Large Sample Approximation
For samples larger than 20, the distribution of U can be approximated by a normal distribution with:
- Mean: μ_U = n₁n₂/2
- Standard deviation: σ_U = √(n₁n₂(n₁+n₂+1)/12)
Continuity Correction
For better approximation with large samples, apply a continuity correction by adjusting U by 0.5 before calculating the z-score:
z = (|U – μ_U| – 0.5)/σ_U
Authoritative Resources
For more in-depth information about the Mann-Whitney U test, consult these authoritative sources:
- NIST Engineering Statistics Handbook – Mann-Whitney Test
- Laerd Statistics – Mann-Whitney U Test Guide
- VassarStats – Nonparametric Comparison of Two Groups
Frequently Asked Questions
Q: Can I use the Mann-Whitney U test with more than two groups?

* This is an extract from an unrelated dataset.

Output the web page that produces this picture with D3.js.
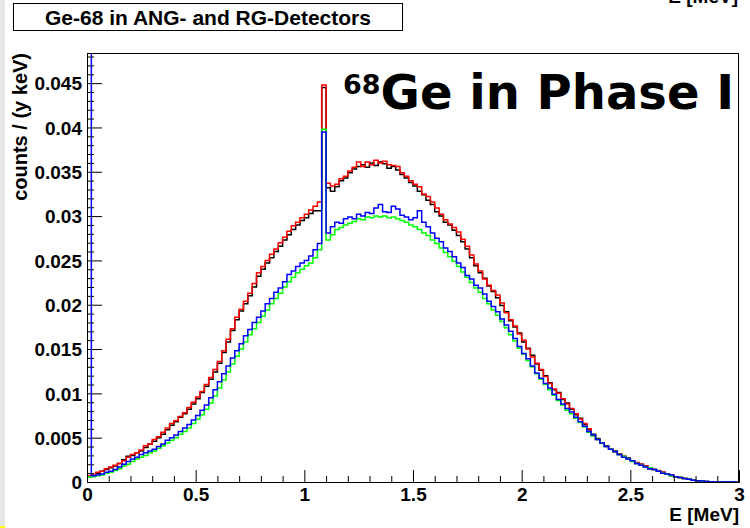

A: No. For three or more independent groups, you should use the Kruskal-Wallis test, which is the non-parametric equivalent of one-way ANOVA.
Q: What’s the difference between the Mann-Whitney U test and the Wilcoxon rank-sum test?
A: They are essentially the same test. The Mann-Whitney U test is based on counts of inversions between the two samples, while the Wilcoxon rank-sum test is based on the sums of ranks. They always give the same p-value.
Q: How do I report Mann-Whitney U test results?
A: A complete report should include:
- The U statistic value
- The sample sizes (n₁ and n₂)
- The p-value
- The effect size (rank-biserial correlation)
- A statement about statistical significance
Q: What sample size is needed for the Mann-Whitney U test?
A: While there’s no strict minimum, samples smaller than 5 per group may not provide reliable results. For samples between 5-20, exact p-values should be calculated rather than using the normal approximation.
Q: Can I use the Mann-Whitney U test with paired data?
A: No. For paired/related samples, you should use the Wilcoxon signed-rank test instead.